Panasnya tensi drama Pilpres tak melulu hadir dari pemilihan Capres-Cawapres. Mereka yang notabene individu dalam tim pemenangan kedua kubu kadang kala melanggengkan drama versinya masing-masing. Aktivis Ratna Sarumpaet, misalnya.

Sosok yang menjadi bagian dari tim pemenangan Prabowo-Sandi sempat menghebohkan seisi Indonesia. Ia pernah melanggengkan narasi bahwa ia dianiaya oleh tiga orang tak dikenal. Penganiayaan itu diklaim terjadi di dekat Bandara Udara Husein Sastranegara, Bandung, Pada 21 september 2018.

Wajah Ratna tampak babak belur. Solidaritas dari tim penenangan Prabowo-Sandi berdatangan. Mereka mengecam tindakan tersebut. Prabowo sendiri, apalagi. Tindakan penganiayaan itu dianggap keji. Pun Prabowo menyebut kasus itu ancaman serius terhadap demokrasi.

Narasi itu diungkap Prabowo karena Ratna terhitung jadi bagian dari kubunya. Namun, penganiayaan terhadap ratna justru menimbulkan pro dan kontra. Banyak pula yang tak yakin Ratna keroyok.

Ahli kecantikan pun banyak yang angkat bicara. Pihak berwajib mencoba melanggengkan penyidikan supaya tuduhan tak memunculkan fitnah. Penyidikan dilanggengkan. Hasilnya seperti yang diduga orang banyak.

Hoaks Pilpres 2019 yang disebarkan Ratna Sarumpaet dengan mengaku wajahnya bonyok karena dikeroyok di Bandung, padahal hasil operasi plastik di Jakarta. (Istimewa) 

Ratna bonyok bukan karena dikeroyok, tapi habis operasi plastik. Kejadian operasi plastiknya di Jakarta. Ratna pun dianggap telah menyebarkan berita bohong yang dianggap bertujuan menyerang kubu sebelah. Sebagai bentuk tanggung jawab, Ratna akhirnya ditangkap dan dihukum penjara. Kisah itu jadi bukti bahwa Pilpres 2019 tak luput dari drama.

“Motif politik elektoral di balik kebohongan Ratna tampak terang-benderang. Dia mengklaim dianiaya tiga orang tak dikenal di dekat Bandar Udara Husein astranegara, Bandung, pada 21 September lalu. Tapi yang dilapori Ratna bukan polisi, melainkan teman-teman politikusnya dan calon presiden Prabowo Subianto.
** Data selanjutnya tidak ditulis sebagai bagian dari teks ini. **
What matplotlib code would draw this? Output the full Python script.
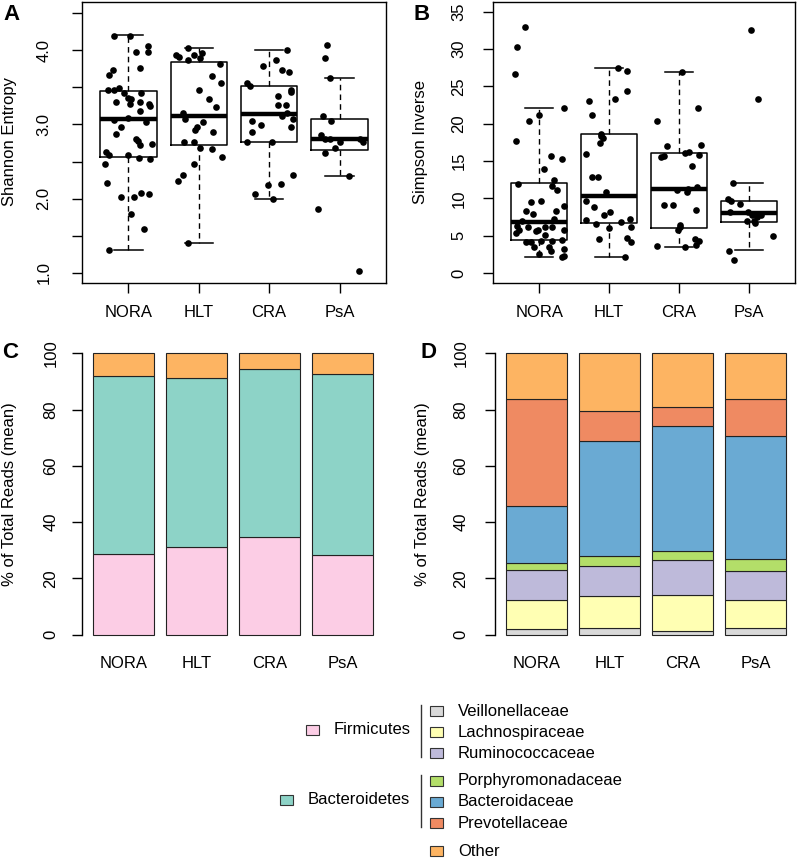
import numpy as np
import matplotlib
matplotlib.use('Agg')
import matplotlib.pyplot as plt
from matplotlib.patches import Rectangle

plt.rcParams['font.family'] = ['Liberation Sans', 'DejaVu Sans']
plt.rcParams['font.size'] = 12
plt.rcParams['axes.linewidth'] = 1.0

# %% Data
groups = ['NORA', 'HLT', 'CRA', 'PsA']

# Shannon entropy, points (value, horizontal jitter)
nora_shannon = [4.19, 4.19, 4.06, 3.98, 3.98, 3.76, 3.74, 3.66, 3.47, 3.47, 3.49, 3.43, 3.36, 3.34, 3.42,
                3.30, 3.28, 3.30, 3.27, 3.25, 3.18, 3.06, 3.09, 3.03, 2.97, 2.87, 2.80, 2.78, 2.73, 2.74,
                2.63, 2.59, 2.59, 2.55, 2.53, 2.47, 2.21, 2.03, 2.02, 2.08, 2.06, 1.80, 1.59, 1.31]
nora_shannon_dx = [-0.20, 0.02, 0.28, 0.28, 0.11, 0.16, -0.22, -0.28, -0.29, -0.21, -0.14, -0.07, 0.00, 0.04, 0.18,
                   -0.18, 0.02, 0.17, 0.29, 0.30, 0.17, -0.21, -0.01, 0.25, -0.11, -0.17, 0.11, 0.14, 0.17, 0.33,
                   -0.32, -0.27, -0.01, 0.15, 0.31, -0.34, -0.31, -0.10, 0.08, 0.18, 0.29, 0.04, 0.22, -0.28]
hlt_shannon = [4.03, 3.94, 3.91, 3.87, 3.93, 3.96, 3.89, 3.81, 3.65, 3.56, 3.47, 3.34, 3.24, 3.16, 3.08,
               3.03, 2.97, 2.92, 2.90, 2.76, 2.77, 2.69, 2.67, 2.56, 2.47, 2.32, 2.24, 1.40]
hlt_shannon_dx = [-0.15, -0.33, -0.28, -0.15, -0.07, 0.05, 0.01, 0.30, 0.19, 0.31, 0.00, 0.15, 0.25, -0.22, -0.19,
                  0.06, -0.03, -0.06, 0.20, -0.21, -0.07, 0.02, 0.19, 0.33, -0.07, -0.22, -0.30, -0.16]
cra_shannon = [4.01, 3.87, 3.79, 3.73, 3.71, 3.56, 3.52, 3.47, 3.44, 3.38, 3.26, 3.26, 3.12, 3.16, 3.05,
               2.99, 3.07, 2.90, 2.97, 2.77, 2.76, 2.32, 2.19, 2.20, 2.06, 1.99]
cra_shannon_dx = [0.25, 0.09, -0.09, 0.18, 0.28, -0.32, -0.27, 0.31, 0.31, 0.13, 0.13, 0.24, 0.18, 0.25, -0.25,
                  -0.12, 0.34, -0.25, 0.31, -0.32, 0.04, 0.34, -0.01, 0.17, -0.20, 0.06]
psa_shannon = [4.07, 3.90, 3.62, 3.12, 3.05, 2.86, 2.80, 2.80, 2.76, 2.69, 2.81, 2.77, 2.61, 2.31, 1.86, 1.02]
psa_shannon_dx = [-0.18, -0.21, -0.13, -0.23, -0.12, -0.27, -0.20, -0.14, 0.00, -0.06, 0.29, 0.34, -0.20, 0.13,
                  -0.30, 0.27]

# Shannon boxplot stats
shannon_q1 = [2.56, 2.72, 2.77, 2.66]
shannon_med = [3.07, 3.12, 3.14, 2.80]
shannon_q3 = [3.45, 3.84, 3.52, 3.08]
shannon_lo = [1.31, 1.40, 1.99, 2.31]
shannon_hi = [4.20, 4.03, 4.01, 3.62]

# Simpson inverse
nora_simpson = [33.0, 30.3, 26.6, 22.1, 21.1, 20.3, 17.7, 15.7, 15.3, 13.9, 12.5, 11.7, 11.9, 11.1, 9.5,
                9.6, 8.3, 7.9, 8.3, 8.9, 7.2, 7.0, 6.3, 5.7, 5.4, 5.6, 5.7, 6.1, 6.1, 5.7,
                6.2, 5.1, 4.2, 4.1, 4.3, 4.3, 4.4, 3.5, 3.5, 3.0, 3.2, 2.6, 2.2, 2.3]
nora_simpson_dx = [-0.20, -0.31, -0.34, 0.36, 0.00, -0.14, -0.33, 0.17, 0.32, 0.07, 0.21, 0.18, -0.30, 0.26, -0.12,
                   0.02, -0.19, -0.09, 0.24, 0.35, 0.21, -0.25, -0.31, -0.29, -0.33, -0.04, -0.01, 0.08, 0.18, 0.35,
                   -0.16, 0.08, -0.19, -0.12, 0.03, 0.18, 0.33, -0.08, 0.14, 0.17, 0.35, 0.00, 0.33, 0.36]
hlt_simpson = [27.4, 27.0, 24.4, 23.3, 23.1, 21.1, 18.6, 18.3, 17.4, 18.1, 16.0, 12.9, 12.8, 10.8, 9.6,
               8.8, 8.1, 7.8, 7.1, 6.6, 6.8, 7.2, 6.0, 6.1, 4.5, 4.7, 4.1, 2.1]
hlt_simpson_dx = [0.13, 0.25, 0.26, 0.09, -0.29, -0.25, -0.12, -0.11, -0.13, -0.09, -0.33, -0.24, -0.16, -0.05, -0.33,
                  -0.22, 0.01, -0.07, -0.33, -0.19, 0.17, 0.30, 0.00, 0.31, -0.14, 0.25, 0.31, 0.23]
cra_simpson = [26.9, 22.1, 20.4, 17.0, 17.1, 15.5, 15.7, 16.1, 16.2, 15.8, 14.3, 11.3, 11.5, 11.1, 10.9,
               9.1, 9.1, 8.4, 6.4, 5.7, 6.1, 4.6, 4.3, 3.8, 3.6, 3.5]
cra_simpson_dx = [0.04, 0.27, -0.32, -0.17, 0.31, -0.26, -0.22, 0.08, 0.14, 0.28, 0.18, 0.13, 0.26, -0.03, 0.12,
                  -0.22, -0.08, 0.25, 0.02, -0.01, 0.01, 0.23, 0.29, 0.25, -0.31, 0.08]
psa_simpson = [32.5, 23.3, 12.1, 9.9, 9.6, 9.2, 8.1, 8.2, 7.7, 6.9, 6.9, 6.7, 7.8, 7.5, 5.0, 3.0, 1.7]
psa_simpson_dx = [0.03, 0.13, -0.22, -0.30, -0.26, -0.12, -0.27, -0.01, 0.18, -0.02, 0.07, 0.09, 0.05, 0.11,
                  0.35, -0.28, -0.21]

simpson_q1 = [4.39, 6.7, 5.96, 6.8]
simpson_med = [6.86, 10.3, 11.25, 8.0]
simpson_q3 = [12.1, 18.6, 16.05, 9.7]
simpson_lo = [2.15, 2.15, 3.5, 3.05]
simpson_hi = [22.05, 27.4, 26.9, 12.06]

# Phylum level (% of total reads, mean)
firmicutes = [28.8, 31.1, 34.7, 28.5]
bacteroidetes = [63.2, 60.0, 59.7, 64.3]
phylum_other = [8.0, 8.9, 5.6, 7.2]

# Family level
veillonellaceae = [2.0, 2.4, 1.4, 2.4]
lachnospiraceae = [10.2, 11.3, 12.6, 10.0]
ruminococcaceae = [10.9, 10.6, 12.5, 10.1]
porphyromonadaceae = [2.3, 3.6, 3.3, 4.4]
bacteroidaceae = [20.2, 40.9, 44.5, 43.6]
prevotellaceae = [38.1, 10.7, 6.5, 13.3]
family_other = [16.3, 20.5, 19.2, 16.2]

col = {
    'Firmicutes': '#FCCDE5', 'Bacteroidetes': '#8DD3C7', 'Other': '#FDB462',
    'Veillonellaceae': '#D9D9D9', 'Lachnospiraceae': '#FFFFB3', 'Ruminococcaceae': '#BEBADA',
    'Porphyromonadaceae': '#B3DE69', 'Bacteroidaceae': '#6AAAD3', 'Prevotellaceae': '#EF8A62',
}

# %% Figure helpers (pixel based layout)
W, H = 799, 859
fig = plt.figure(figsize=(W / 100, H / 100), dpi=100)

ov = fig.add_axes([0, 0, 1, 1])
ov.set_xlim(0, W)
ov.set_ylim(H, 0)
ov.axis('off')


def px_axes(x0, y0, x1, y1):
    return fig.add_axes([x0 / W, 1 - y1 / H, (x1 - x0) / W, (y1 - y0) / H])


def box_panel(rect, q1, med, q3, lo, hi, vals, jit, ylim, yticks, ylabs, pad):
    ax = px_axes(*rect)
    stats = [dict(q1=a, med=b, q3=c, whislo=d, whishi=e) for a, b, c, d, e in zip(q1, med, q3, lo, hi)]
    ax.bxp(stats, positions=[1, 2, 3, 4], widths=0.8, capwidths=0.4, showfliers=False, manage_ticks=False,
           boxprops=dict(color='black', linewidth=1.1),
           medianprops=dict(color='black', linewidth=3.2, solid_capstyle='butt'),
           whiskerprops=dict(color='black', linewidth=1.0, linestyle=(0, (4, 3))),
           capprops=dict(color='black', linewidth=1.1))
    for i, (v, d) in enumerate(zip(vals, jit)):
        ax.plot(np.array(d) + i + 1, v, 'o', color='black', ms=4.8, mew=0, zorder=3)
    ax.set_xlim(0.34, 4.66)
    ax.set_ylim(*ylim)
    ax.set_xticks([1, 2, 3, 4])
    ax.set_xticklabels(groups)
    ax.set_yticks(yticks)
    ax.set_yticklabels(ylabs, rotation=90, va='center')
    ax.tick_params(length=7, width=1, direction='out')
    ax.tick_params(axis='y', pad=pad)
    ax.tick_params(axis='x', pad=9)
    return ax


def bar_panel(rect, layers, colors, pad):
    ax = px_axes(*rect)
    x = np.array([0.7, 1.9, 3.1, 4.3])
    bottom = np.zeros(4)
    for vals, c in zip(layers, colors):
        ax.bar(x, vals, bottom=bottom, width=1, color=c, edgecolor='#222222', linewidth=0.8)
        bottom += np.array(vals)
    ax.set_xlim(0.016, 4.984)
    ax.set_ylim(-4, 104)
    for s in ['top', 'right', 'bottom']:
        ax.spines[s].set_visible(False)
    ax.spines['left'].set_bounds(0, 100)
    ax.set_xticks(x)
    ax.set_xticklabels(groups)
    ax.tick_params(axis='x', length=0, pad=7)
    ax.set_yticks(range(0, 101, 20))
    ax.set_yticklabels([str(v) for v in range(0, 101, 20)], rotation=90, va='center')
    ax.tick_params(axis='y', length=7, width=1, pad=pad)
    return ax


# %% Panel A
shannon_ticks = np.arange(1.0, 4.51, 0.5)
box_panel((82, 2, 386, 283), shannon_q1, shannon_med, shannon_q3, shannon_lo, shannon_hi,
          [nora_shannon, hlt_shannon, cra_shannon, psa_shannon],
          [nora_shannon_dx, hlt_shannon_dx, cra_shannon_dx, psa_shannon_dx],
          (0.865, 4.65), shannon_ticks,
          [f"{t:.1f}" if t == int(t) else "" for t in shannon_ticks], 15)

# %% Panel B
box_panel((493, 2, 795, 283), simpson_q1, simpson_med, simpson_q3, simpson_lo, simpson_hi,
          [nora_simpson, hlt_simpson, cra_simpson, psa_simpson],
          [nora_simpson_dx, hlt_simpson_dx, cra_simpson_dx, psa_simpson_dx],
          (-1.35, 36.3), range(0, 36, 5), [str(v) for v in range(0, 36, 5)], 12)

# %% Panel C
bar_panel((82, 342, 384, 646), [firmicutes, bacteroidetes, phylum_other],
          [col['Firmicutes'], col['Bacteroidetes'], col['Other']], 10)

# %% Panel D
bar_panel((495, 342, 797, 646),
          [veillonellaceae, lachnospiraceae, ruminococcaceae, porphyromonadaceae,
           bacteroidaceae, prevotellaceae, family_other],
          [col['Veillonellaceae'], col['Lachnospiraceae'], col['Ruminococcaceae'],
           col['Porphyromonadaceae'], col['Bacteroidaceae'], col['Prevotellaceae'], col['Other']], 12)

# %% Labels and panel letters
ov.text(10, 142, 'Shannon Entropy', rotation=90, ha='center', va='center')
ov.text(421, 142, 'Simpson Inverse', rotation=90, ha='center', va='center')
ov.text(10, 494, '% of Total Reads (mean)', rotation=90, ha='center', va='center')
ov.text(423, 494, '% of Total Reads (mean)', rotation=90, ha='center', va='center')
for letter, x, y in [('A', 12, 15), ('B', 422, 14), ('C', 10, 352), ('D', 429, 353)]:
    ov.text(x, y, letter, fontsize=16, fontweight='bold', ha='center', va='center')

# %% Legend
def key(x, y, c):
    ov.add_patch(Rectangle((x - 6.5, y - 5), 13, 10, facecolor=c, edgecolor='#333333', linewidth=0.8))

key(312, 730, col['Firmicutes'])
ov.text(334, 730, 'Firmicutes', va='center', ha='left')
key(286, 800, col['Bacteroidetes'])
ov.text(308, 800, 'Bacteroidetes', va='center', ha='left')
ov.plot([421, 421], [705, 757], color='#333333', lw=1.0)
ov.plot([421, 421], [775, 827], color='#333333', lw=1.0)

fam_rows = [('Veillonellaceae', 711), ('Lachnospiraceae', 732), ('Ruminococcaceae', 753),
            ('Porphyromonadaceae', 781), ('Bacteroidaceae', 802), ('Prevotellaceae', 823), ('Other', 851)]
for name, y in fam_rows:
    key(436, y, col[name])
    ov.text(458, y, name, va='center', ha='left')

fig.savefig('out.png', dpi=100)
Kubu Prabowo kemudian menggelar konferensi pers yang mengutuk keras penganiayaan terhadap Ratna.”

“Kebohongan itu terkuak setelah polisi mengungkap hasil penyelidikannya. Bonyok di wajah seniman teater itu ternyata efek dari operasi plastik di sebuah klinik kecantikan di Jakarta. Ratna sendiri alhirnya mengakui hal tersebut-ulah yang menyebabkan ia dipecat sebagai juru kampanye pasangan Prabowo-Sandiaga Uno. Drama memalukan ini masih berlanjut karena polisi terus mengusut kasus Ratna,” tertulis dalam laporan Majalah Tempo berjudul Jebakan Hoaks Ratna Sarumpaet (2018).